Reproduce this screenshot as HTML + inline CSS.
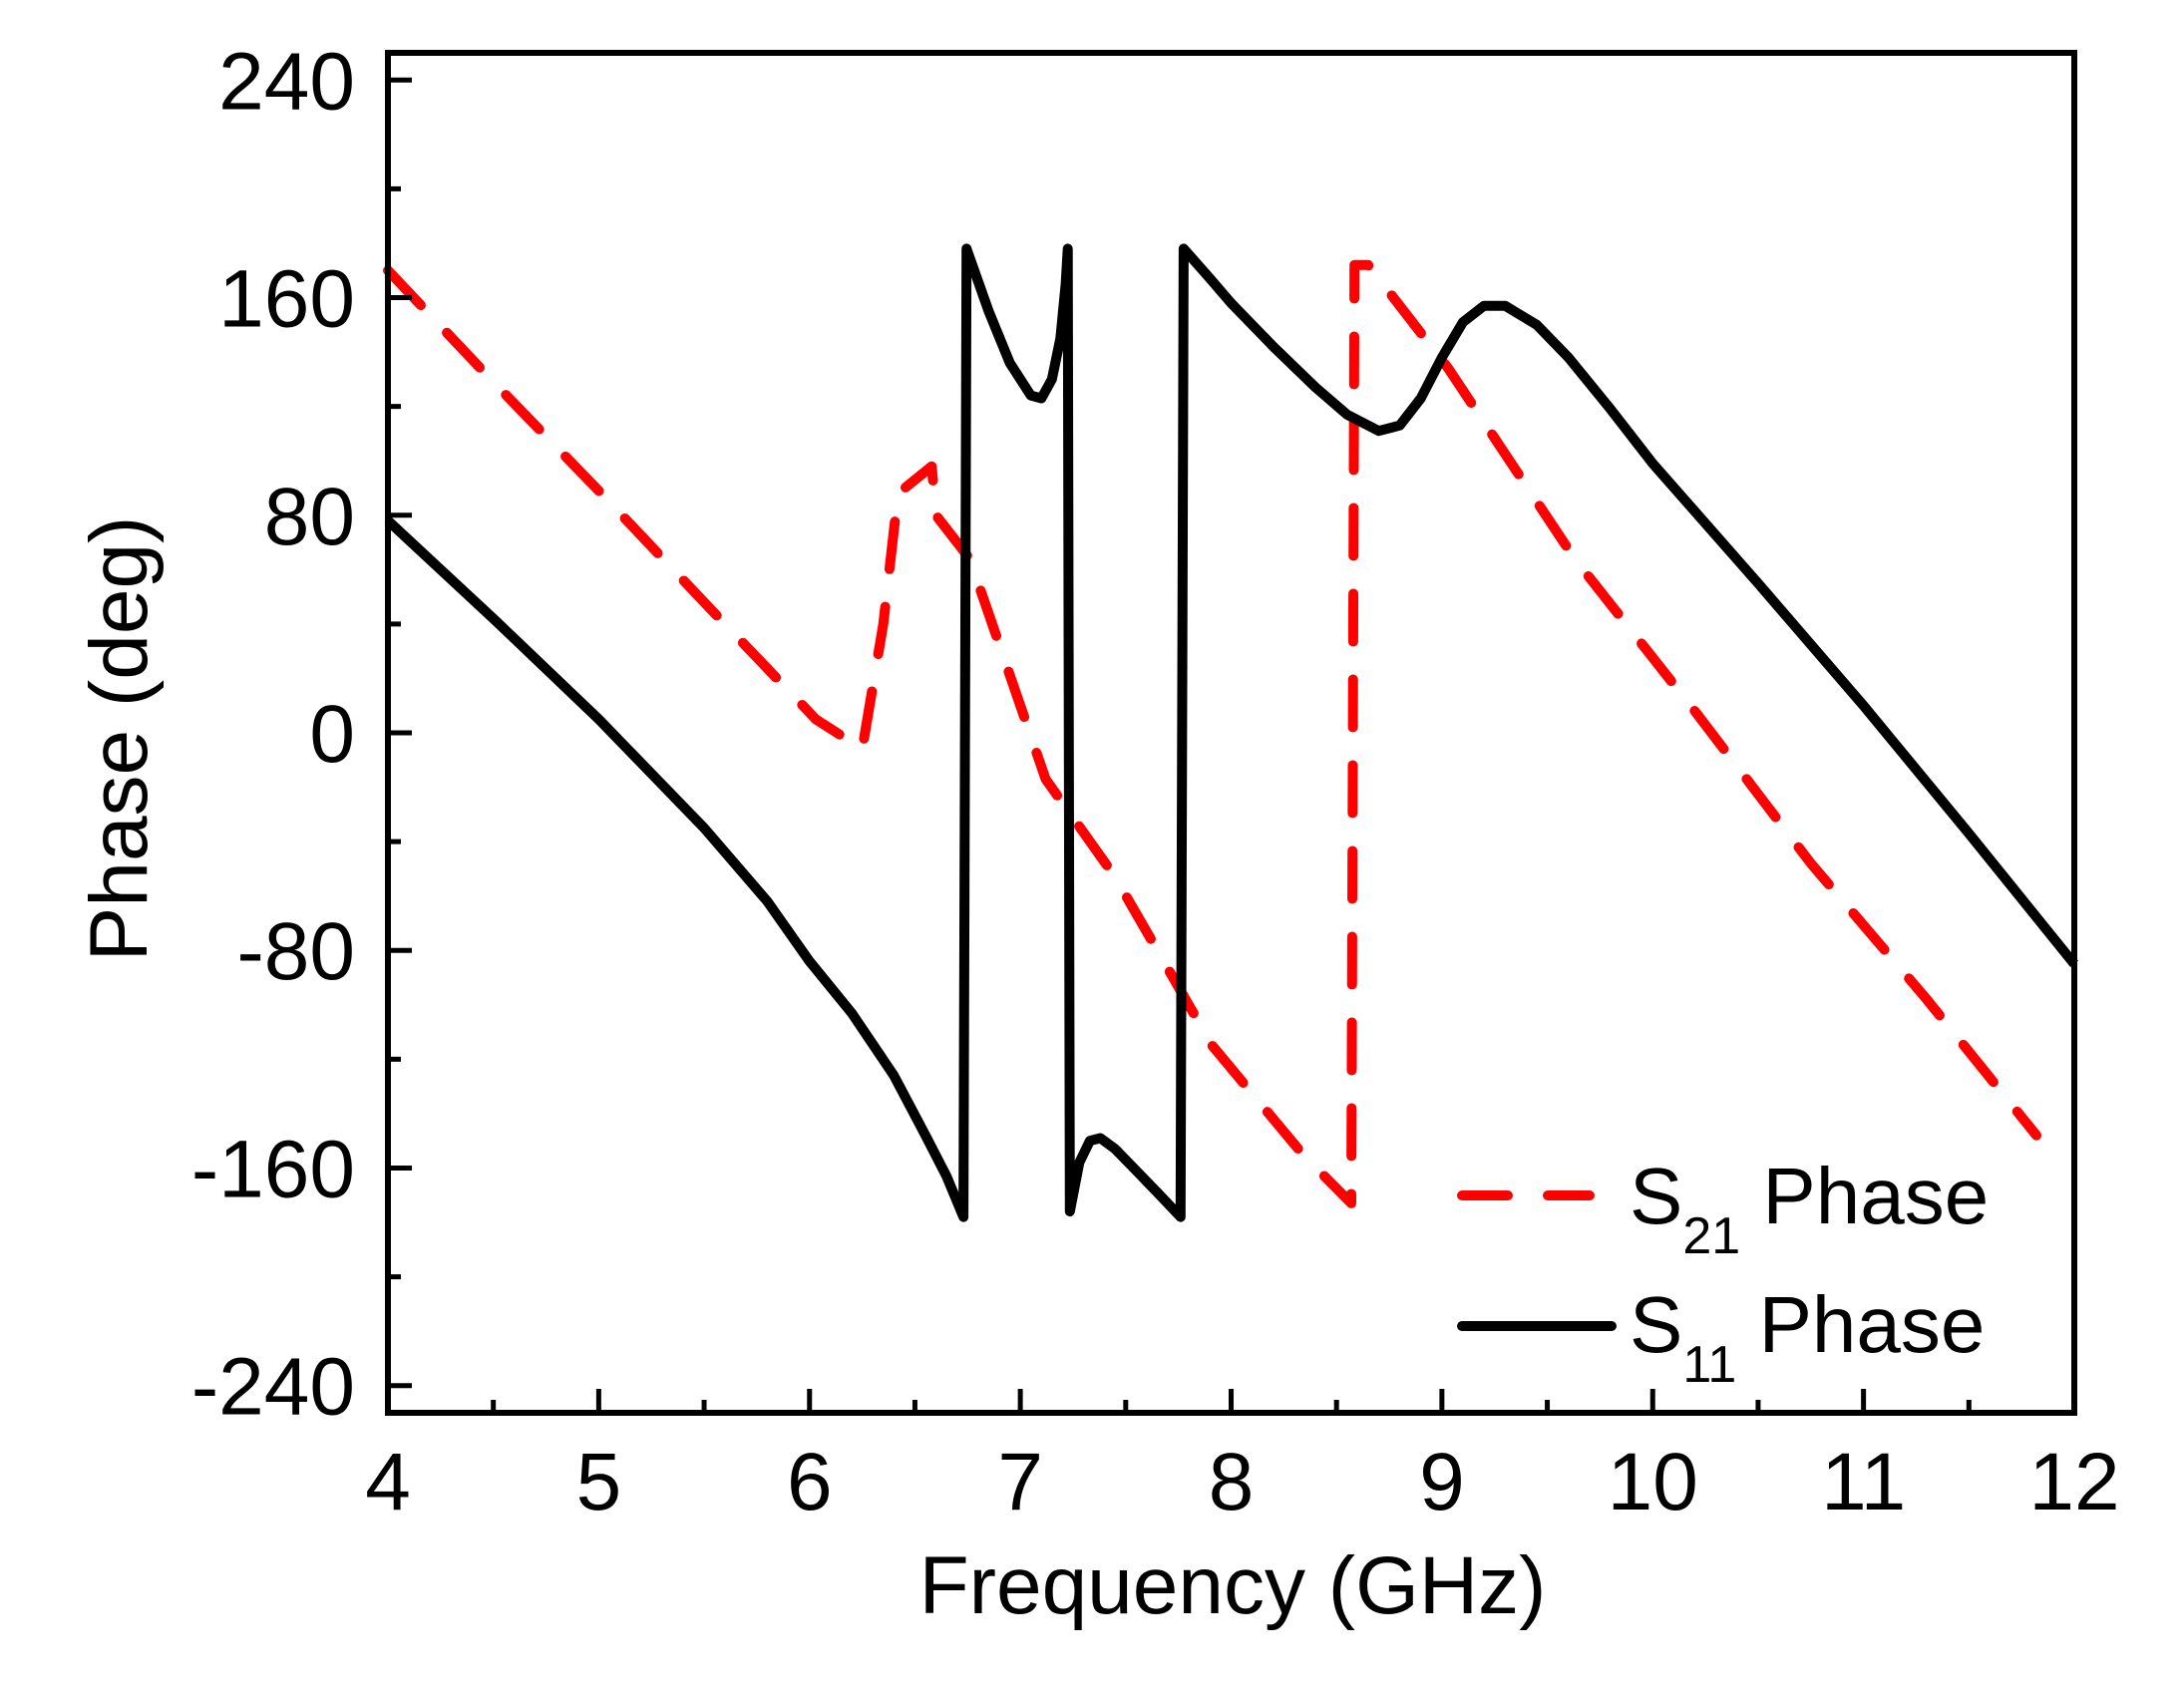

----------

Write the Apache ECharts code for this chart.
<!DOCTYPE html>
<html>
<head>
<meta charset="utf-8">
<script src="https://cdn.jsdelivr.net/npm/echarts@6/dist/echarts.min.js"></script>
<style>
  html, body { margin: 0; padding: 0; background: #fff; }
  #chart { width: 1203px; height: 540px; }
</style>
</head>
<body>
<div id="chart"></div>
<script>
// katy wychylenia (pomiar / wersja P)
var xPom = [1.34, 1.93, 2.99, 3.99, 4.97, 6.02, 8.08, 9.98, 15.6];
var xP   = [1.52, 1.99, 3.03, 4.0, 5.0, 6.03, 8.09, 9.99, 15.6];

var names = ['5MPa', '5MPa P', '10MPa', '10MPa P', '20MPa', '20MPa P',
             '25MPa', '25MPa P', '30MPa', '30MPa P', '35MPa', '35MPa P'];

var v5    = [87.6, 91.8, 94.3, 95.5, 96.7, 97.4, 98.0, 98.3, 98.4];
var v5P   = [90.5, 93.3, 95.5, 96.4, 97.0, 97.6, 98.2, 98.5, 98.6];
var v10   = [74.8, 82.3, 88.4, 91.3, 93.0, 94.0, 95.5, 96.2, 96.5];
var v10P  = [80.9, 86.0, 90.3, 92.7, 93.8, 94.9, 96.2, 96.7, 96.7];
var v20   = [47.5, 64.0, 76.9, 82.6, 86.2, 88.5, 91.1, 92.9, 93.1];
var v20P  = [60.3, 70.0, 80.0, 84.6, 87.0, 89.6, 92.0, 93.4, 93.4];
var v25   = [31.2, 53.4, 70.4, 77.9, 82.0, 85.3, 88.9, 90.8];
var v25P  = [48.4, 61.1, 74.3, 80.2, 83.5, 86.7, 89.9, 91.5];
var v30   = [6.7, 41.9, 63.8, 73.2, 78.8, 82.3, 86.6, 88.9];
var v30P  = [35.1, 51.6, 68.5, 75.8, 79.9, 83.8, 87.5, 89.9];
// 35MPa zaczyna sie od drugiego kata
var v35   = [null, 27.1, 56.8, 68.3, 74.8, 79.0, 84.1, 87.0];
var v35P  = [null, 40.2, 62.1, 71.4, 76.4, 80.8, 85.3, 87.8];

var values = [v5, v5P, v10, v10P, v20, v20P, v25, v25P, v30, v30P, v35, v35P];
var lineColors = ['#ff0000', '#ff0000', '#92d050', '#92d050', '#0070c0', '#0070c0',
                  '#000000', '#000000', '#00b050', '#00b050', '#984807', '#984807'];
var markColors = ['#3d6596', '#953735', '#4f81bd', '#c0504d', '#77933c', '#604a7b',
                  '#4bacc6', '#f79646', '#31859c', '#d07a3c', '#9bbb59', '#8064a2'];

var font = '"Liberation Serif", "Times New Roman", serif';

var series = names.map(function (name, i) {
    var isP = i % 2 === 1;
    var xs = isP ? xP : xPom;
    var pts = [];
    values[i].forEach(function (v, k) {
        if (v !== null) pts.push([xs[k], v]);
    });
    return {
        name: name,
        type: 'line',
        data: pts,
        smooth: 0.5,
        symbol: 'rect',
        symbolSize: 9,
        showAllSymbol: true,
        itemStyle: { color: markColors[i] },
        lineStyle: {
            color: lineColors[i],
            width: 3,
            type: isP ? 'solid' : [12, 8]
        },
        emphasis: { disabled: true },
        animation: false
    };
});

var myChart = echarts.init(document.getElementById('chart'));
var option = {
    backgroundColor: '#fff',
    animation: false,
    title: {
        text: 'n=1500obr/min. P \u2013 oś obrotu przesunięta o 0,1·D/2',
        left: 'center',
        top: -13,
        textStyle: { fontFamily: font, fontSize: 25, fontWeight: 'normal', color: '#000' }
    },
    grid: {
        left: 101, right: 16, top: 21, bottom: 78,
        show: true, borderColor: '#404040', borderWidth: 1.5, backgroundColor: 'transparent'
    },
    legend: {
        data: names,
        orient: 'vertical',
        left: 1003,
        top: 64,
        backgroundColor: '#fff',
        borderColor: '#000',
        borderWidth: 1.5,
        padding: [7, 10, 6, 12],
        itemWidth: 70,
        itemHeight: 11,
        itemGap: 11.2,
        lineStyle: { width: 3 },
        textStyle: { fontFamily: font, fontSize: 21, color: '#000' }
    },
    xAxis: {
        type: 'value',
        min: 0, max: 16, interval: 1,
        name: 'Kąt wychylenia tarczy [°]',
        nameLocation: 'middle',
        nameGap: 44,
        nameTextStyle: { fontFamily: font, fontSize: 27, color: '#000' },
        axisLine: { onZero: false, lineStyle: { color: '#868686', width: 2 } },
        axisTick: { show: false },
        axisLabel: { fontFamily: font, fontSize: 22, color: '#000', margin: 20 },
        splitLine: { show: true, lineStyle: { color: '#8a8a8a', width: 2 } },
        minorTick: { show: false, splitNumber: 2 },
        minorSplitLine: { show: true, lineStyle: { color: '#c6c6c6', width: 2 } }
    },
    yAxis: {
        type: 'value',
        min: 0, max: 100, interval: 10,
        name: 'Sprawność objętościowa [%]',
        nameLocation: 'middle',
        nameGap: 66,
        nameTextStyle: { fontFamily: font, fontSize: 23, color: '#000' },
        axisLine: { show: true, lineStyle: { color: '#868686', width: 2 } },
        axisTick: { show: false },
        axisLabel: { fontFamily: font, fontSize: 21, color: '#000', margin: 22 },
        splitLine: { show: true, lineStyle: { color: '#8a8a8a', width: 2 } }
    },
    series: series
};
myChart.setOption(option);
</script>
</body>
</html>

----------

Task requirements: Search the data for "this". Copy every matching line.

Answer:
Reproduce this screenshot as HTML + inline CSS.
Write the Apache ECharts code for this chart.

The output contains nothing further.